The R.A.D.I.C.A.L. Printshop Project is a pop up public printshop meant to exist temporarily in community spaces. Its focus is to teach basic accessible printing techniques that are used in the creation of graphic images within a social and political context that amplify the stories and concerns of historically marginalized groups. I aim to work directly with people in community organizations doing grassroots organizing to develop and distribute images that support people powered movements. The priority is to learn from each other and the work of artists, organizers, and activists working in collaboration with people that challenge oppressive systems. It is also an opportunity for people to share resources, for people who are interested in learning how to support people led movements to have a space to design, talk through ideas, and imagine future possibilities. It is an artmaking space, much like the classrooms I teach in, that centers learning with each other. It is an invitation to share the joy we experience in organizing for things we feel strongly about. We are reminded to center our joy in creating and we allow others to witness the joy we experience in creating. The R.A.D.I.C.A.L. Printshop project is radical because we allow ourselves to be vulnerable with others. We are creating a space to ask questions, questions we may not have the answers to yet.
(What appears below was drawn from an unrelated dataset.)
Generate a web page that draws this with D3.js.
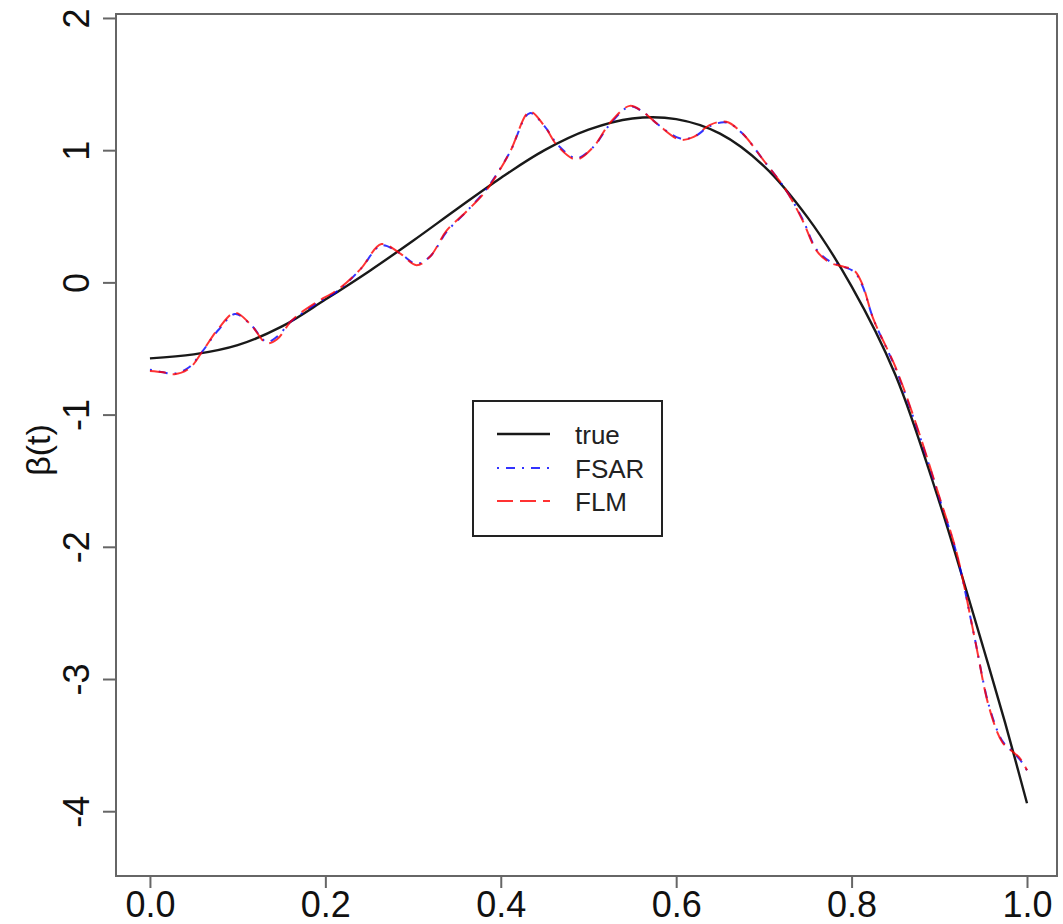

Imagining different possibilities is part of the process of making together. It is also an important part of my practice as a teacher and artist. When we give ourselves permission to create with people, we consider strangers, we build opportunities to build new relationships. The collaboration we undertake with others begins to intertwine our experiences. It creates a mutual responsibility to each other, not only as a form of resistance but as a reminder that we must ensure we all experience joy. It is our mutual responsibility and togetherness that will guarantee our collective liberation. Our imagination is dangerous, but only because it reminds us that our collective power is our greatest strength.